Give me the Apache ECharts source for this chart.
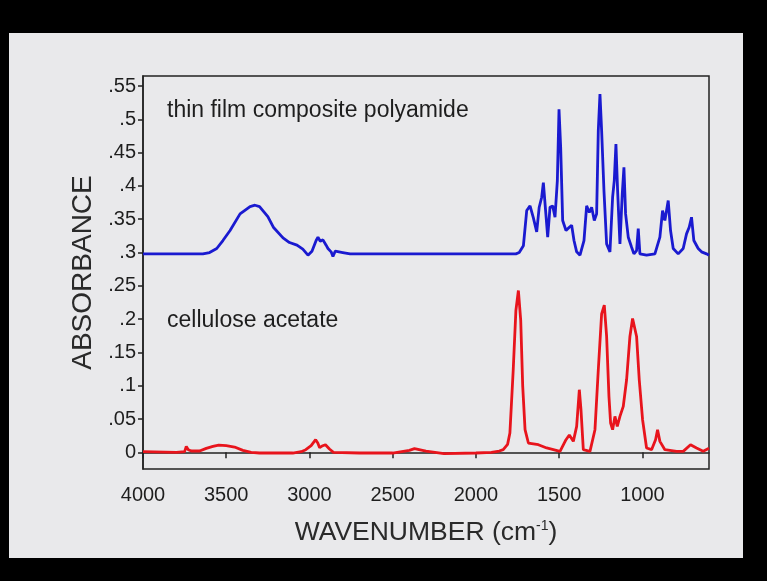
<!DOCTYPE html>
<html>
<head>
<meta charset="utf-8">
<script src="https://cdn.jsdelivr.net/npm/echarts@6/dist/echarts.min.js"></script>
<style>
  html, body { margin: 0; padding: 0; background: #000; }
  #chart { width: 767px; height: 581px; }
</style>
</head>
<body>
<div id="chart"></div>
<script>
// wavenumber (cm-1), absorbance
const polyamide = [
  [4000, 0.298], [3700, 0.298], [3640, 0.298], [3600, 0.300], [3557, 0.306], [3520, 0.318],
  [3477, 0.333], [3417, 0.358], [3357, 0.369], [3327, 0.371], [3300, 0.369], [3250, 0.354],
  [3217, 0.338], [3159, 0.322], [3120, 0.315], [3075, 0.311], [3040, 0.305], [3009, 0.296],
  [2985, 0.302], [2960, 0.318], [2949, 0.323], [2935, 0.317], [2919, 0.319], [2900, 0.311],
  [2889, 0.306], [2870, 0.301], [2859, 0.294], [2845, 0.302], [2835, 0.302], [2800, 0.300],
  [2756, 0.298], [2400, 0.298], [2000, 0.298], [1760, 0.298], [1740, 0.300], [1715, 0.310],
  [1695, 0.363], [1675, 0.370], [1655, 0.352], [1635, 0.331], [1620, 0.368], [1605, 0.383],
  [1595, 0.405], [1580, 0.358], [1569, 0.323], [1555, 0.368], [1539, 0.370], [1525, 0.353],
  [1511, 0.408], [1501, 0.515], [1491, 0.458], [1479, 0.348], [1459, 0.333], [1439, 0.338],
  [1425, 0.341], [1411, 0.318], [1395, 0.301], [1375, 0.296], [1351, 0.318], [1335, 0.370],
  [1319, 0.360], [1305, 0.368], [1289, 0.348], [1275, 0.358], [1265, 0.483], [1255, 0.538],
  [1245, 0.483], [1231, 0.393], [1215, 0.313], [1195, 0.301], [1179, 0.383], [1169, 0.408],
  [1159, 0.463], [1149, 0.393], [1135, 0.313], [1121, 0.388], [1111, 0.428], [1101, 0.358],
  [1085, 0.323], [1065, 0.308], [1051, 0.298], [1035, 0.303], [1025, 0.336], [1015, 0.298],
  [975, 0.296], [925, 0.298], [895, 0.323], [879, 0.363], [865, 0.348], [845, 0.378],
  [831, 0.333], [815, 0.306], [785, 0.298], [755, 0.306], [735, 0.328], [719, 0.338],
  [705, 0.353], [691, 0.318], [665, 0.306], [645, 0.301], [615, 0.298], [600, 0.296]
]

const celluloseAcetate = [
  [4000, 0.001], [3800, 0.000], [3750, 0.001], [3740, 0.009], [3735, 0.0115], [3728, 0.004],
  [3710, 0.002], [3660, 0.002], [3620, 0.006], [3580, 0.009], [3545, 0.011], [3500, 0.010],
  [3450, 0.008], [3400, 0.003], [3350, 0.000], [3300, -0.001], [3100, -0.001], [3050, 0.001],
  [3022, 0.004], [2990, 0.010], [2963, 0.019], [2950, 0.014], [2939, 0.007], [2920, 0.010],
  [2904, 0.0115], [2880, 0.005], [2856, 0.000], [2700, -0.001], [2500, -0.001], [2400, 0.003],
  [2369, 0.0055], [2300, 0.002], [2192, -0.002], [2000, -0.001], [1907, 0.000], [1860, 0.002],
  [1836, 0.004], [1810, 0.012], [1796, 0.029], [1776, 0.124], [1760, 0.213], [1745, 0.243],
  [1731, 0.198], [1719, 0.099], [1705, 0.034], [1685, 0.014], [1625, 0.0115], [1575, 0.0066],
  [1495, 0.0015], [1459, 0.019], [1439, 0.026], [1415, 0.0165], [1395, 0.039], [1379, 0.094],
  [1369, 0.064], [1355, 0.004], [1315, 0.0015], [1285, 0.034], [1265, 0.124], [1245, 0.208],
  [1229, 0.221], [1215, 0.174], [1201, 0.084], [1191, 0.044], [1179, 0.034], [1165, 0.054],
  [1151, 0.039], [1135, 0.054], [1115, 0.069], [1095, 0.109], [1075, 0.174], [1059, 0.201],
  [1049, 0.203], [1035, 0.174], [1019, 0.109], [999, 0.049], [975, 0.0066], [945, 0.004],
  [921, 0.019], [909, 0.034], [895, 0.0165], [865, 0.004], [795, 0.0015], [755, 0.0015],
  [711, 0.0115], [675, 0.0066], [635, 0.0015], [600, 0.006]
]

const xTicks = [4000, 3500, 3000, 2500, 2000, 1500, 1000]
const yTicks = [0, 0.05, 0.1, 0.15, 0.2, 0.25, 0.3, 0.35, 0.4, 0.45, 0.5, 0.55]

const chart = echarts.init(document.getElementById('chart'))

const option = {
  animation: false,
  backgroundColor: '#000',
  textStyle: { fontFamily: 'Liberation Sans, Arial, sans-serif' },
  graphic: [
    {
      type: 'rect',
      z: -10,
      shape: { x: 9, y: 33, width: 734, height: 525 },
      style: { fill: '#e9e9eb' }
    },
    {
      type: 'text',
      left: 167,
      top: 99,
      style: { text: 'thin film composite polyamide', fill: '#1e1e1e', font: '23px Liberation Sans' }
    },
    {
      type: 'text',
      left: 167,
      top: 309,
      style: { text: 'cellulose acetate', fill: '#1e1e1e', font: '23px Liberation Sans' }
    }
  ],
  grid: {
    left: 143,
    top: 76,
    right: 58,
    bottom: 112,
    show: true,
    borderColor: '#222',
    borderWidth: 1.5,
    backgroundColor: 'transparent'
  },
  xAxis: {
    type: 'value',
    inverse: true,
    min: 600,
    max: 4000,
    name: 'WAVENUMBER (cm{sup|-1})',
    nameLocation: 'middle',
    nameGap: 50,
    nameTextStyle: {
      color: '#2a2a2a',
      fontSize: 26.5,
      rich: { sup: { fontSize: 14, verticalAlign: 'top', padding: [0, 0, 13, 0], color: '#2a2a2a' } }
    },
    axisLine: { show: true, lineStyle: { color: '#222', width: 1.5 } },
    axisTick: { show: true, length: 6, customValues: xTicks, lineStyle: { color: '#222', width: 1.5 } },
    axisLabel: {
      customValues: xTicks,
      color: '#1e1e1e',
      fontSize: 20,
      margin: 16,
      formatter: function (v) { return String(v) }
    },
    splitLine: { show: false }
  },
  yAxis: {
    type: 'value',
    min: -0.025,
    max: 0.565,
    name: 'ABSORBANCE',
    nameLocation: 'middle',
    nameGap: 46,
    nameTextStyle: { color: '#2a2a2a', fontSize: 28 },
    axisLine: { show: true, lineStyle: { color: '#222', width: 1.5 } },
    axisTick: { show: true, length: 5, customValues: yTicks, lineStyle: { color: '#222', width: 1.5 } },
    axisLabel: {
      customValues: yTicks,
      color: '#1e1e1e',
      fontSize: 20,
      margin: 7,
      formatter: function (v) {
        if (Math.abs(v) < 1e-9) return '0'
        return String(+v.toFixed(2)).replace(/^0/, '')
      }
    },
    splitLine: { show: false }
  },
  series: [
    {
      name: 'thin film composite polyamide',
      type: 'line',
      data: polyamide,
      showSymbol: false,
      lineStyle: { color: '#1a1ad0', width: 2.8 }
    },
    {
      name: 'cellulose acetate',
      type: 'line',
      data: celluloseAcetate,
      showSymbol: false,
      lineStyle: { color: '#e8141c', width: 2.8 }
    }
  ]
}

chart.setOption(option)
</script>
</body>
</html>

▶ **What is needed**:
Your task is to reproduce all of the material exactly. The pictures stay out.

▶ **Solution to the exercise**:
Give me the Apache ECharts source for this chart.
<!DOCTYPE html>
<html>
<head>
<meta charset="utf-8">
<script src="https://cdn.jsdelivr.net/npm/echarts@6/dist/echarts.min.js"></script>
<style>
  html, body { margin: 0; padding: 0; background: #000; }
  #chart { width: 767px; height: 581px; }
</style>
</head>
<body>
<div id="chart"></div>
<script>
// wavenumber (cm-1), absorbance
const polyamide = [
  [4000, 0.298], [3700, 0.298], [3640, 0.298], [3600, 0.300], [3557, 0.306], [3520, 0.318],
  [3477, 0.333], [3417, 0.358], [3357, 0.369], [3327, 0.371], [3300, 0.369], [3250, 0.354],
  [3217, 0.338], [3159, 0.322], [3120, 0.315], [3075, 0.311], [3040, 0.305], [3009, 0.296],
  [2985, 0.302], [2960, 0.318], [2949, 0.323], [2935, 0.317], [2919, 0.319], [2900, 0.311],
  [2889, 0.306], [2870, 0.301], [2859, 0.294], [2845, 0.302], [2835, 0.302], [2800, 0.300],
  [2756, 0.298], [2400, 0.298], [2000, 0.298], [1760, 0.298], [1740, 0.300], [1715, 0.310],
  [1695, 0.363], [1675, 0.370], [1655, 0.352], [1635, 0.331], [1620, 0.368], [1605, 0.383],
  [1595, 0.405], [1580, 0.358], [1569, 0.323], [1555, 0.368], [1539, 0.370], [1525, 0.353],
  [1511, 0.408], [1501, 0.515], [1491, 0.458], [1479, 0.348], [1459, 0.333], [1439, 0.338],
  [1425, 0.341], [1411, 0.318], [1395, 0.301], [1375, 0.296], [1351, 0.318], [1335, 0.370],
  [1319, 0.360], [1305, 0.368], [1289, 0.348], [1275, 0.358], [1265, 0.483], [1255, 0.538],
  [1245, 0.483], [1231, 0.393], [1215, 0.313], [1195, 0.301], [1179, 0.383], [1169, 0.408],
  [1159, 0.463], [1149, 0.393], [1135, 0.313], [1121, 0.388], [1111, 0.428], [1101, 0.358],
  [1085, 0.323], [1065, 0.308], [1051, 0.298], [1035, 0.303], [1025, 0.336], [1015, 0.298],
  [975, 0.296], [925, 0.298], [895, 0.323], [879, 0.363], [865, 0.348], [845, 0.378],
  [831, 0.333], [815, 0.306], [785, 0.298], [755, 0.306], [735, 0.328], [719, 0.338],
  [705, 0.353], [691, 0.318], [665, 0.306], [645, 0.301], [615, 0.298], [600, 0.296]
]

const celluloseAcetate = [
  [4000, 0.001], [3800, 0.000], [3750, 0.001], [3740, 0.009], [3735, 0.0115], [3728, 0.004],
  [3710, 0.002], [3660, 0.002], [3620, 0.006], [3580, 0.009], [3545, 0.011], [3500, 0.010],
  [3450, 0.008], [3400, 0.003], [3350, 0.000], [3300, -0.001], [3100, -0.001], [3050, 0.001],
  [3022, 0.004], [2990, 0.010], [2963, 0.019], [2950, 0.014], [2939, 0.007], [2920, 0.010],
  [2904, 0.0115], [2880, 0.005], [2856, 0.000], [2700, -0.001], [2500, -0.001], [2400, 0.003],
  [2369, 0.0055], [2300, 0.002], [2192, -0.002], [2000, -0.001], [1907, 0.000], [1860, 0.002],
  [1836, 0.004], [1810, 0.012], [1796, 0.029], [1776, 0.124], [1760, 0.213], [1745, 0.243],
  [1731, 0.198], [1719, 0.099], [1705, 0.034], [1685, 0.014], [1625, 0.0115], [1575, 0.0066],
  [1495, 0.0015], [1459, 0.019], [1439, 0.026], [1415, 0.0165], [1395, 0.039], [1379, 0.094],
  [1369, 0.064], [1355, 0.004], [1315, 0.0015], [1285, 0.034], [1265, 0.124], [1245, 0.208],
  [1229, 0.221], [1215, 0.174], [1201, 0.084], [1191, 0.044], [1179, 0.034], [1165, 0.054],
  [1151, 0.039], [1135, 0.054], [1115, 0.069], [1095, 0.109], [1075, 0.174], [1059, 0.201],
  [1049, 0.203], [1035, 0.174], [1019, 0.109], [999, 0.049], [975, 0.0066], [945, 0.004],
  [921, 0.019], [909, 0.034], [895, 0.0165], [865, 0.004], [795, 0.0015], [755, 0.0015],
  [711, 0.0115], [675, 0.0066], [635, 0.0015], [600, 0.006]
]

const xTicks = [4000, 3500, 3000, 2500, 2000, 1500, 1000]
const yTicks = [0, 0.05, 0.1, 0.15, 0.2, 0.25, 0.3, 0.35, 0.4, 0.45, 0.5, 0.55]

const chart = echarts.init(document.getElementById('chart'))

const option = {
  animation: false,
  backgroundColor: '#000',
  textStyle: { fontFamily: 'Liberation Sans, Arial, sans-serif' },
  graphic: [
    {
      type: 'rect',
      z: -10,
      shape: { x: 9, y: 33, width: 734, height: 525 },
      style: { fill: '#e9e9eb' }
    },
    {
      type: 'text',
      left: 167,
      top: 99,
      style: { text: 'thin film composite polyamide', fill: '#1e1e1e', font: '23px Liberation Sans' }
    },
    {
      type: 'text',
      left: 167,
      top: 309,
      style: { text: 'cellulose acetate', fill: '#1e1e1e', font: '23px Liberation Sans' }
    }
  ],
  grid: {
    left: 143,
    top: 76,
    right: 58,
    bottom: 112,
    show: true,
    borderColor: '#222',
    borderWidth: 1.5,
    backgroundColor: 'transparent'
  },
  xAxis: {
    type: 'value',
    inverse: true,
    min: 600,
    max: 4000,
    name: 'WAVENUMBER (cm{sup|-1})',
    nameLocation: 'middle',
    nameGap: 50,
    nameTextStyle: {
      color: '#2a2a2a',
      fontSize: 26.5,
      rich: { sup: { fontSize: 14, verticalAlign: 'top', padding: [0, 0, 13, 0], color: '#2a2a2a' } }
    },
    axisLine: { show: true, lineStyle: { color: '#222', width: 1.5 } },
    axisTick: { show: true, length: 6, customValues: xTicks, lineStyle: { color: '#222', width: 1.5 } },
    axisLabel: {
      customValues: xTicks,
      color: '#1e1e1e',
      fontSize: 20,
      margin: 16,
      formatter: function (v) { return String(v) }
    },
    splitLine: { show: false }
  },
  yAxis: {
    type: 'value',
    min: -0.025,
    max: 0.565,
    name: 'ABSORBANCE',
    nameLocation: 'middle',
    nameGap: 46,
    nameTextStyle: { color: '#2a2a2a', fontSize: 28 },
    axisLine: { show: true, lineStyle: { color: '#222', width: 1.5 } },
    axisTick: { show: true, length: 5, customValues: yTicks, lineStyle: { color: '#222', width: 1.5 } },
    axisLabel: {
      customValues: yTicks,
      color: '#1e1e1e',
      fontSize: 20,
      margin: 7,
      formatter: function (v) {
        if (Math.abs(v) < 1e-9) return '0'
        return String(+v.toFixed(2)).replace(/^0/, '')
      }
    },
    splitLine: { show: false }
  },
  series: [
    {
      name: 'thin film composite polyamide',
      type: 'line',
      data: polyamide,
      showSymbol: false,
      lineStyle: { color: '#1a1ad0', width: 2.8 }
    },
    {
      name: 'cellulose acetate',
      type: 'line',
      data: celluloseAcetate,
      showSymbol: false,
      lineStyle: { color: '#e8141c', width: 2.8 }
    }
  ]
}

chart.setOption(option)
</script>
</body>
</html>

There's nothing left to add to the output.